- **WHAT TO DO**:
Skip the pictures and repeat each line of the data exactly.

- **DATA SEGMENT**:
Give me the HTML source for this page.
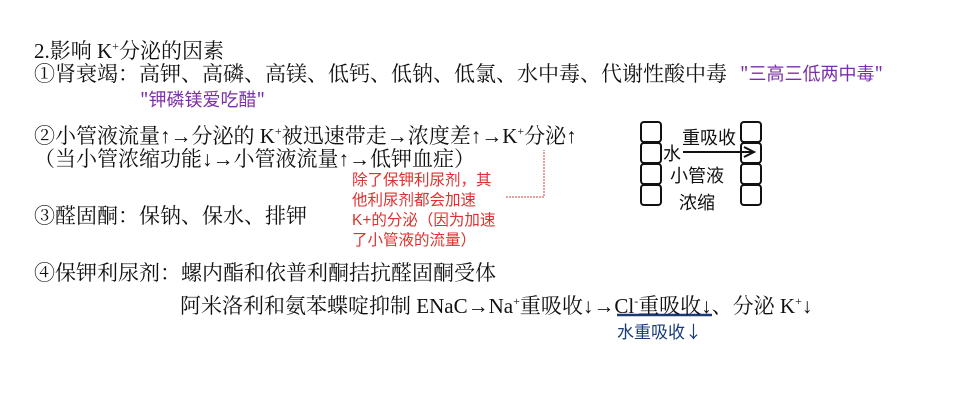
<!DOCTYPE html>
<html><head><meta charset="utf-8"><style>
body{margin:0;background:#fff;width:953px;height:401px;position:relative;overflow:hidden;font-family:"Liberation Serif","Noto Serif CJK SC","Noto Sans CJK SC",serif;color:#111}
.t{position:absolute;white-space:nowrap;font-size:21px;line-height:24px}
.p{position:absolute;white-space:nowrap;color:#7b2fa8;font-size:18px;font-family:"WenQuanYi Zen Hei","Noto Sans CJK SC",sans-serif}
.r{position:absolute;white-space:nowrap;color:#e03030;font-size:15.5px;line-height:20px;font-family:"Liberation Sans","Noto Sans CJK SC",sans-serif}
.b{position:absolute;white-space:nowrap;color:#1a3a7a;font-size:17px;font-family:"WenQuanYi Zen Hei","Noto Sans CJK SC",sans-serif}
.k{position:absolute;white-space:nowrap;color:#111;font-size:18px;font-family:"WenQuanYi Zen Hei","Noto Sans CJK SC",sans-serif}
.bx{position:absolute;width:18px;height:18px;border:2px solid #111;border-radius:4px}
sup{font-size:12px}
</style></head><body>
<div class="t" style="left:34px;top:34px">2.影响 K<sup>+</sup>分泌的因素</div>
<div class="t" style="left:34px;top:62px">①肾衰竭：高钾、高磷、高镁、低钙、低钠、低氯、水中毒、代谢性酸中毒</div>
<div class="p" style="left:740px;top:60px">"三高三低两中毒"</div>
<div class="p" style="left:140px;top:86px">"钾磷镁爱吃醋"</div>
<div class="t" style="left:34px;top:119px">②小管液流量↑→分泌的 K<sup>+</sup>被迅速带走→浓度差↑→K<sup>+</sup>分泌↑</div>
<div class="t" style="left:34px;top:147px">（当小管浓缩功能↓→小管液流量↑→低钾血症）</div>
<div class="r" style="left:352px;top:171px">除了保钾利尿剂，其<br>他利尿剂都会加速<br>K+的分泌（因为加速<br>了小管液的流量）</div>
<svg style="position:absolute;left:0;top:0" width="953" height="401">
<path d="M506 197 H544 V150" fill="none" stroke="#d04040" stroke-width="1" stroke-dasharray="2,1"/>
<line x1="683" y1="152" x2="752" y2="152" stroke="#111" stroke-width="2"/>
<path d="M744 147 L754 152 L744 157" fill="none" stroke="#111" stroke-width="2"/>
<line x1="617" y1="315" x2="712" y2="315" stroke="#1a3a7a" stroke-width="2.5"/>
</svg>
<div class="bx" style="left:640px;top:121px"></div>
<div class="bx" style="left:640px;top:142px"></div>
<div class="bx" style="left:640px;top:163px"></div>
<div class="bx" style="left:640px;top:184px"></div>
<div class="bx" style="left:740px;top:121px"></div>
<div class="bx" style="left:740px;top:142px"></div>
<div class="bx" style="left:740px;top:163px"></div>
<div class="bx" style="left:740px;top:184px"></div>
<div class="k" style="left:663px;top:140px">水</div>
<div class="k" style="left:682px;top:124px">重吸收</div>
<div class="k" style="left:670px;top:162px">小管液</div>
<div class="k" style="left:679px;top:189px">浓缩</div>
<div class="t" style="left:34px;top:204px">③醛固酮：保钠、保水、排钾</div>
<div class="t" style="left:34px;top:261px">④保钾利尿剂：螺内酯和依普利酮拮抗醛固酮受体</div>
<div class="t" style="left:180px;top:289px">阿米洛利和氨苯蝶啶抑制 ENaC→Na<sup>+</sup>重吸收↓→Cl<sup>-</sup>重吸收↓、分泌 K<sup>+</sup>↓</div>
<div class="b" style="left:617px;top:318px">水重吸收↓</div>
</body></html>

- **FINAL RESULT**:
Give me the HTML source for this page.
<!DOCTYPE html>
<html><head><meta charset="utf-8"><style>
body{margin:0;background:#fff;width:953px;height:401px;position:relative;overflow:hidden;font-family:"Liberation Serif","Noto Serif CJK SC","Noto Sans CJK SC",serif;color:#111}
.t{position:absolute;white-space:nowrap;font-size:21px;line-height:24px}
.p{position:absolute;white-space:nowrap;color:#7b2fa8;font-size:18px;font-family:"WenQuanYi Zen Hei","Noto Sans CJK SC",sans-serif}
.r{position:absolute;white-space:nowrap;color:#e03030;font-size:15.5px;line-height:20px;font-family:"Liberation Sans","Noto Sans CJK SC",sans-serif}
.b{position:absolute;white-space:nowrap;color:#1a3a7a;font-size:17px;font-family:"WenQuanYi Zen Hei","Noto Sans CJK SC",sans-serif}
.k{position:absolute;white-space:nowrap;color:#111;font-size:18px;font-family:"WenQuanYi Zen Hei","Noto Sans CJK SC",sans-serif}
.bx{position:absolute;width:18px;height:18px;border:2px solid #111;border-radius:4px}
sup{font-size:12px}
</style></head><body>
<div class="t" style="left:34px;top:34px">2.影响 K<sup>+</sup>分泌的因素</div>
<div class="t" style="left:34px;top:62px">①肾衰竭：高钾、高磷、高镁、低钙、低钠、低氯、水中毒、代谢性酸中毒</div>
<div class="p" style="left:740px;top:60px">"三高三低两中毒"</div>
<div class="p" style="left:140px;top:86px">"钾磷镁爱吃醋"</div>
<div class="t" style="left:34px;top:119px">②小管液流量↑→分泌的 K<sup>+</sup>被迅速带走→浓度差↑→K<sup>+</sup>分泌↑</div>
<div class="t" style="left:34px;top:147px">（当小管浓缩功能↓→小管液流量↑→低钾血症）</div>
<div class="r" style="left:352px;top:171px">除了保钾利尿剂，其<br>他利尿剂都会加速<br>K+的分泌（因为加速<br>了小管液的流量）</div>
<svg style="position:absolute;left:0;top:0" width="953" height="401">
<path d="M506 197 H544 V150" fill="none" stroke="#d04040" stroke-width="1" stroke-dasharray="2,1"/>
<line x1="683" y1="152" x2="752" y2="152" stroke="#111" stroke-width="2"/>
<path d="M744 147 L754 152 L744 157" fill="none" stroke="#111" stroke-width="2"/>
<line x1="617" y1="315" x2="712" y2="315" stroke="#1a3a7a" stroke-width="2.5"/>
</svg>
<div class="bx" style="left:640px;top:121px"></div>
<div class="bx" style="left:640px;top:142px"></div>
<div class="bx" style="left:640px;top:163px"></div>
<div class="bx" style="left:640px;top:184px"></div>
<div class="bx" style="left:740px;top:121px"></div>
<div class="bx" style="left:740px;top:142px"></div>
<div class="bx" style="left:740px;top:163px"></div>
<div class="bx" style="left:740px;top:184px"></div>
<div class="k" style="left:663px;top:140px">水</div>
<div class="k" style="left:682px;top:124px">重吸收</div>
<div class="k" style="left:670px;top:162px">小管液</div>
<div class="k" style="left:679px;top:189px">浓缩</div>
<div class="t" style="left:34px;top:204px">③醛固酮：保钠、保水、排钾</div>
<div class="t" style="left:34px;top:261px">④保钾利尿剂：螺内酯和依普利酮拮抗醛固酮受体</div>
<div class="t" style="left:180px;top:289px">阿米洛利和氨苯蝶啶抑制 ENaC→Na<sup>+</sup>重吸收↓→Cl<sup>-</sup>重吸收↓、分泌 K<sup>+</sup>↓</div>
<div class="b" style="left:617px;top:318px">水重吸收↓</div>
</body></html>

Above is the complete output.